Anne Chaplet, In tiefen Schluchten
Rezension von Dr. Aide Rehbaum
Wer noch nie in den Cevennen gewesen ist, bekommt eine anschauliche Vorstellung durch den zweiten Roman der Sachbuchautorin Anne Chaplet alias Cora Stephan.
Hauptfigur ist eine Deutsche, Viktoria Godon, die gerade Witwe geworden ist. Das Juristen-Ehepaar hatte sich ein Haus gekauft, obwohl der Mann mit einem Hirntumor nur noch überschaubare Lebenszeit vor sich hatte. Seine Vorfahren wurden als Hugenotten im 18. Jahrhundert aus der Gegend vertrieben. Die geplante Familienforschung setzt nun seine Witwe fort. Damit wirbelt die Ausländerin viel Staub auf und rührt an verdrängte Schuldgefühle mehrerer Einheimischer.
Die Geschichtsebenen vermischen sich, als ein holländischer Hobbyhöhlenforscher verschwindet, der im Auftrag seines Großvaters ebenfalls Spurensuche nach dessen Jugendgeliebter betreibt. Die Protagonisten sorgen sich genauso wenig um den Verbleib des Hobbyforschers wie der Leser, den eine Identifikation wird nicht hervorgerufen.
Der Roman changiert zwischen Liebesgeschichte, Historiengemälde, Mystery und Krimi. Keine dieser Richtungen berührt aber so richtig.
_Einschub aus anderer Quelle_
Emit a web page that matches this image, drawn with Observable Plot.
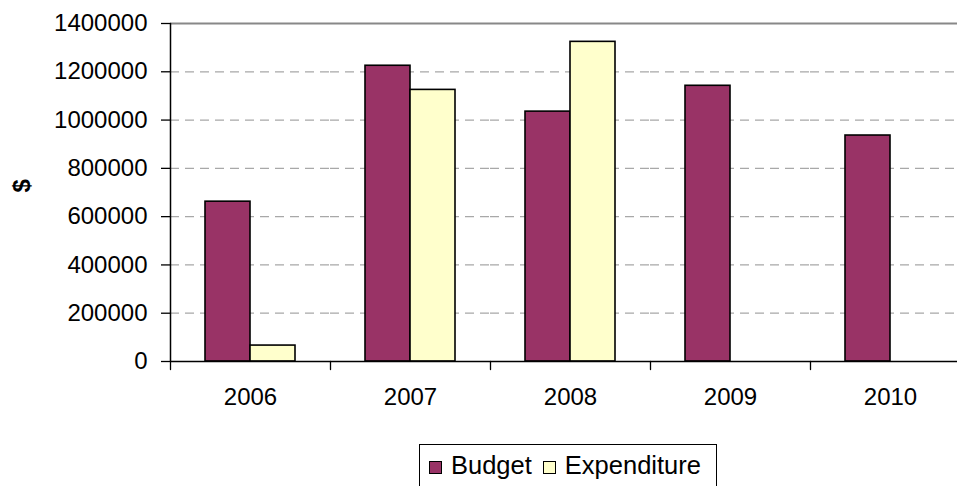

Es wird geschildert oder Personen belehren einander, aber der Leser kann das Geschehen nicht miterleben. Die solide Recherche verrät die Journalistin, sowohl was die archäologischen Höhlen Südfrankreichs und ihre Entdeckung, die Geschichte der Hugenottenverfolgung und die deutsche Besatzungszeit betrifft. Die für einen Historiker spannende Vergangenheit bleibt für den Leser oberflächliches Beiwerk.
Mysteriöses wird angedeutet aber nicht recht aufgelöst. Am Ende rettet ein Hund auch noch seine Besitzerin aus Lebensgefahr und das Buch möglicherweise den einen oder anderen Regentag. Eine schlaflose Nacht bereitet es eher nicht.
Anne Chaplet ist das Pseudonym von Cora Stephan, unter dem sie zehn zum Teil preisgekrönte Kriminalromane veröffentlicht hat. Cora Stephan ist seit mehr als dreißig Jahren freie Autorin und schreibt Essays, Kritiken und Sachbücher.